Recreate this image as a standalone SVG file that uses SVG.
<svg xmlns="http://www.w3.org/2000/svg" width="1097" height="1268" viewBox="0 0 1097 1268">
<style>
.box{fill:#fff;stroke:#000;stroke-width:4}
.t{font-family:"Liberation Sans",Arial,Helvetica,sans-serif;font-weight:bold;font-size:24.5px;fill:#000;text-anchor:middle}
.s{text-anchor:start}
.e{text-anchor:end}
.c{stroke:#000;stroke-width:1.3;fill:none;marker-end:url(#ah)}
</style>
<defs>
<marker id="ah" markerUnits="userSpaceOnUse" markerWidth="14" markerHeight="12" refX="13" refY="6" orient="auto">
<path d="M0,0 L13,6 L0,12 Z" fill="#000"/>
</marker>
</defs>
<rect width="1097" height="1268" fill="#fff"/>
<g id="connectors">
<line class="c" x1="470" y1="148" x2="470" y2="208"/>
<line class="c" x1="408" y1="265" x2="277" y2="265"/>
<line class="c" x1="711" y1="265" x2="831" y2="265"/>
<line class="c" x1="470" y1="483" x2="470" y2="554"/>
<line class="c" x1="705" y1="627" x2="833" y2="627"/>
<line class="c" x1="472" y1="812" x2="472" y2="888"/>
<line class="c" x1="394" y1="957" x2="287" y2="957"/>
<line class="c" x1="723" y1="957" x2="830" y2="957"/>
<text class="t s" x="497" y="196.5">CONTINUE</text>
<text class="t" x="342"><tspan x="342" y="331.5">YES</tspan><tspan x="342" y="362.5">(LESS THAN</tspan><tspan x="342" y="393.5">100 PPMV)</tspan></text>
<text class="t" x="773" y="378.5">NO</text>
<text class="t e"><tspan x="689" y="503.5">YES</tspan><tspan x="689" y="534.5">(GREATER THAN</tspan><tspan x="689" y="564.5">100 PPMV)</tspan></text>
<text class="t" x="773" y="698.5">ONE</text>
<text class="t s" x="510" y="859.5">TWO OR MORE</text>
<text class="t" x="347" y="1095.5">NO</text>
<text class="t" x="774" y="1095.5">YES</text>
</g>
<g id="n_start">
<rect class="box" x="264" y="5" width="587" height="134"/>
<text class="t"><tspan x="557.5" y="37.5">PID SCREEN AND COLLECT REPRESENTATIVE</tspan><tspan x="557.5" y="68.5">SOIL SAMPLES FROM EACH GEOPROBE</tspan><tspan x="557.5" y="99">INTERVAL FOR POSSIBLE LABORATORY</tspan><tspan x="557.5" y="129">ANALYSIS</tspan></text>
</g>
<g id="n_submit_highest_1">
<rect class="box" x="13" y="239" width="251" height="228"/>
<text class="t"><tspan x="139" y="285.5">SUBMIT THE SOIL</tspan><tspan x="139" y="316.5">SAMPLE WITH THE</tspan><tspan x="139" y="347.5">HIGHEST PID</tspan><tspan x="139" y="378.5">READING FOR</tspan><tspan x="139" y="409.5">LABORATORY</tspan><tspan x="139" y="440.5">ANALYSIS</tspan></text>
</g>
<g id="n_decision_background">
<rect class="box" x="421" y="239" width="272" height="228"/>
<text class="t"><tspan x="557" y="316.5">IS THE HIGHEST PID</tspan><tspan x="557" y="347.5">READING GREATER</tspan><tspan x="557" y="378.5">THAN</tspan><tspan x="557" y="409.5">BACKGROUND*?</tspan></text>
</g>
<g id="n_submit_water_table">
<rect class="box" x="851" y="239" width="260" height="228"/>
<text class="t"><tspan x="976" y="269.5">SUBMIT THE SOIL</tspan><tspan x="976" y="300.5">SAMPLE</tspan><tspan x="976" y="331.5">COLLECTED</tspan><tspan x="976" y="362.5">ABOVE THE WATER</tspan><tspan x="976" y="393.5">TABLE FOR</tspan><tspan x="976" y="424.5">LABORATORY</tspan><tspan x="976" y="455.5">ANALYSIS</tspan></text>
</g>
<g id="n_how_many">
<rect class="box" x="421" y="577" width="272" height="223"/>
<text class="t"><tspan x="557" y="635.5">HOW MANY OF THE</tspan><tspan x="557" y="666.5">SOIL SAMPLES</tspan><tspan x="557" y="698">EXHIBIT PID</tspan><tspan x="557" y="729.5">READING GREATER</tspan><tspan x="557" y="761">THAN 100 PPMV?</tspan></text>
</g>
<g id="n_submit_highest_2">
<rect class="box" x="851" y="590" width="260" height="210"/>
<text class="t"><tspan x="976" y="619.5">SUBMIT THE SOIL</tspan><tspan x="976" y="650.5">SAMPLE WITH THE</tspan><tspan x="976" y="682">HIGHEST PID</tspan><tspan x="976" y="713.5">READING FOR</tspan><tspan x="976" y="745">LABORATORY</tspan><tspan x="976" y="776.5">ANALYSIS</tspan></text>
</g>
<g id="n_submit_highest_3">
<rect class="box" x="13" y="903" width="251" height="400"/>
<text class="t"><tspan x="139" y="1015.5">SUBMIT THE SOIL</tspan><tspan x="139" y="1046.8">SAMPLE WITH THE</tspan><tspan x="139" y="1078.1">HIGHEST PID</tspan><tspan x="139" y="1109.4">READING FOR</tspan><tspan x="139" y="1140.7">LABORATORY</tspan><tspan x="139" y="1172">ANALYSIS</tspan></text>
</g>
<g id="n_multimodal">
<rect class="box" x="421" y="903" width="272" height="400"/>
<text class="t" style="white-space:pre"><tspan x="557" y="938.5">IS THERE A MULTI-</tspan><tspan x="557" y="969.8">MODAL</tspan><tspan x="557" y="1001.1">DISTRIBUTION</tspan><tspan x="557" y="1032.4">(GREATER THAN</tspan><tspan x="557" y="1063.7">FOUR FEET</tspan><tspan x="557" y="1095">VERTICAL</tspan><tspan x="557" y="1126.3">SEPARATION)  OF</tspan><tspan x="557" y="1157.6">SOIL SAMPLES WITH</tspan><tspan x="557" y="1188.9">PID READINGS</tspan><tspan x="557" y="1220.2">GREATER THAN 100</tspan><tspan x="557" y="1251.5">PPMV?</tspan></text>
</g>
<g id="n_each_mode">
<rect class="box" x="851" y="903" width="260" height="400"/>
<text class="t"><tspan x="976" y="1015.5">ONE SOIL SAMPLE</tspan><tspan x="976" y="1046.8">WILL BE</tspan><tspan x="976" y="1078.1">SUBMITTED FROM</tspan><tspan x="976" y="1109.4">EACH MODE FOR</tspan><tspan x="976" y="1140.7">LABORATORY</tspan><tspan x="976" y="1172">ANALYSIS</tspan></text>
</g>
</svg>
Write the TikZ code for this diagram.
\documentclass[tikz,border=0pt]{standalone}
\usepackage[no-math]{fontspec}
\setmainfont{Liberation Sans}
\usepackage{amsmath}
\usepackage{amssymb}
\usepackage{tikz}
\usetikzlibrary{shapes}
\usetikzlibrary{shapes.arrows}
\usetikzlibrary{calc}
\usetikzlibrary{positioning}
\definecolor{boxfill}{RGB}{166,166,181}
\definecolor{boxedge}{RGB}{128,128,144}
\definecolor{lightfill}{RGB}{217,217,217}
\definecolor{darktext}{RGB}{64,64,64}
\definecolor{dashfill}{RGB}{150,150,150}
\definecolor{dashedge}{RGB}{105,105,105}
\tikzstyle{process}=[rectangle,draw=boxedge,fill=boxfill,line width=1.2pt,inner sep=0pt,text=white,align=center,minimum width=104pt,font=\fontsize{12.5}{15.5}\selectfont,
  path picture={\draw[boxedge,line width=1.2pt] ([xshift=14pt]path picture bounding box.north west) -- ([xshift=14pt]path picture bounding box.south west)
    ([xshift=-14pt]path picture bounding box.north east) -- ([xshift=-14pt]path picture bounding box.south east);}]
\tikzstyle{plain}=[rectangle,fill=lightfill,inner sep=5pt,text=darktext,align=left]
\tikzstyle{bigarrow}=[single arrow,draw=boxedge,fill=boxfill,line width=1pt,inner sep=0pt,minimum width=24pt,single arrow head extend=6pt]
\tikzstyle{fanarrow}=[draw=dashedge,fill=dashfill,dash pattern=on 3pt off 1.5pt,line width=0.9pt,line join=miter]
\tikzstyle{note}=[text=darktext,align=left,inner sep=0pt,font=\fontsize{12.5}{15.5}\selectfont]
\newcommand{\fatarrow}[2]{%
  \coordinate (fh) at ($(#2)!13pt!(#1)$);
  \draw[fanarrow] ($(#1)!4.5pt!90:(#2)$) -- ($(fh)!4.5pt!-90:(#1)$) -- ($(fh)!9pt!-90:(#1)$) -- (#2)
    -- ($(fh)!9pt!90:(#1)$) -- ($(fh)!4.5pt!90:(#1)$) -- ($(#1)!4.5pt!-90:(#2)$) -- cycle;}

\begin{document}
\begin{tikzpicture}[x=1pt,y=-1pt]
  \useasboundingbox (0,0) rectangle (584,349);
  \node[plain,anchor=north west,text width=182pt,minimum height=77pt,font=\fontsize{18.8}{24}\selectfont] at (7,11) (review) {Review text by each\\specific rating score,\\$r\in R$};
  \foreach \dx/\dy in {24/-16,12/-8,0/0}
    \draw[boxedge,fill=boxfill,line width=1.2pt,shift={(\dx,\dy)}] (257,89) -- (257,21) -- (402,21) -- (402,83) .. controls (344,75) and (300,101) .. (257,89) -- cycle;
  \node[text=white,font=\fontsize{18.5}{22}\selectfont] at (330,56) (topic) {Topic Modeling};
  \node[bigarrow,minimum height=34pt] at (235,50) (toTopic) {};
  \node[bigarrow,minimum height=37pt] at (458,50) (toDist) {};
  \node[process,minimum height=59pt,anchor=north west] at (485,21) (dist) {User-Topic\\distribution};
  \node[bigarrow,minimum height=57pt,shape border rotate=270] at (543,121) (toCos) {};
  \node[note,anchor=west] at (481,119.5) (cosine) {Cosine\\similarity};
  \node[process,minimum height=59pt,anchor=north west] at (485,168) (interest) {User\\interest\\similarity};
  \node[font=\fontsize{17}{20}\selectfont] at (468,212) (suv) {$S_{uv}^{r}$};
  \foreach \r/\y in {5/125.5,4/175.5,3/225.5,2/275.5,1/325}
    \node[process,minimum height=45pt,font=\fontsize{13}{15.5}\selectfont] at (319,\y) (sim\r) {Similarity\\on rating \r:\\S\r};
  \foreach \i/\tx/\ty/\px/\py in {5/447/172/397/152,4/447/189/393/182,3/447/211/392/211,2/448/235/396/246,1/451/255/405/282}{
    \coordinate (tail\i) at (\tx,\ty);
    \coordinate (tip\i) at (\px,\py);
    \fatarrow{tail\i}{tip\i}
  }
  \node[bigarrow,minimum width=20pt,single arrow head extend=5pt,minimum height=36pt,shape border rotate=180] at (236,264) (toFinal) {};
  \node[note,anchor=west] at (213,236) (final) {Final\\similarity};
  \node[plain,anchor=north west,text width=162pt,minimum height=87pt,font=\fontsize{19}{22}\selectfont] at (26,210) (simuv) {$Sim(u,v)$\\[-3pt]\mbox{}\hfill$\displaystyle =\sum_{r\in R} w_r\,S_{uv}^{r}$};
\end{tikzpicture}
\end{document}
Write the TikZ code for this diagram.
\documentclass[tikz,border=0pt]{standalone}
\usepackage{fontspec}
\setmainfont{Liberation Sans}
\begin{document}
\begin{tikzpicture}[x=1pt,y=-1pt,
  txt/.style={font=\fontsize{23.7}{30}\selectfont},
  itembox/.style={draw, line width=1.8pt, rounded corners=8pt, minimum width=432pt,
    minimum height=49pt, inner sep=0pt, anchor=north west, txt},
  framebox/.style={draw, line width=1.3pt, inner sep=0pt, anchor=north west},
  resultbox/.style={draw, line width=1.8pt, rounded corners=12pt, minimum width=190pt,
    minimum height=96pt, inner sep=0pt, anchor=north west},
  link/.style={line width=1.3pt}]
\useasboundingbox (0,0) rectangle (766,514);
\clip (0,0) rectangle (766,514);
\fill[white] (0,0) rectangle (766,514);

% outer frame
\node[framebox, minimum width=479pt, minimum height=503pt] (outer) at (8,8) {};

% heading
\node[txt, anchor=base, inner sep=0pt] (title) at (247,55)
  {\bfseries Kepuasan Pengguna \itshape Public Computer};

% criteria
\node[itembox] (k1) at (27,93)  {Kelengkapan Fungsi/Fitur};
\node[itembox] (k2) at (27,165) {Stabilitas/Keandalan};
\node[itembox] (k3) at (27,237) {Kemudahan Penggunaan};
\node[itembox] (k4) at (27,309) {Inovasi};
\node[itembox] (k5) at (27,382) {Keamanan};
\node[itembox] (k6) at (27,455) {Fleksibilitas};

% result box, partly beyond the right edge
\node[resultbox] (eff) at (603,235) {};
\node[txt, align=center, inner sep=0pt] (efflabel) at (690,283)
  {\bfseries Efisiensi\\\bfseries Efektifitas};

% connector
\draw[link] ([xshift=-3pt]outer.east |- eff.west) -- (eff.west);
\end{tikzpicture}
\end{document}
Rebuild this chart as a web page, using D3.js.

:::::

=== Requirement ===
Read the entries and show each line that mentions "this".

=== Final result ===
Recreate this image as a standalone SVG file that uses SVG.
Write the TikZ code for this diagram.
Write the TikZ code for this diagram.
Rebuild this chart as a web page, using D3.js.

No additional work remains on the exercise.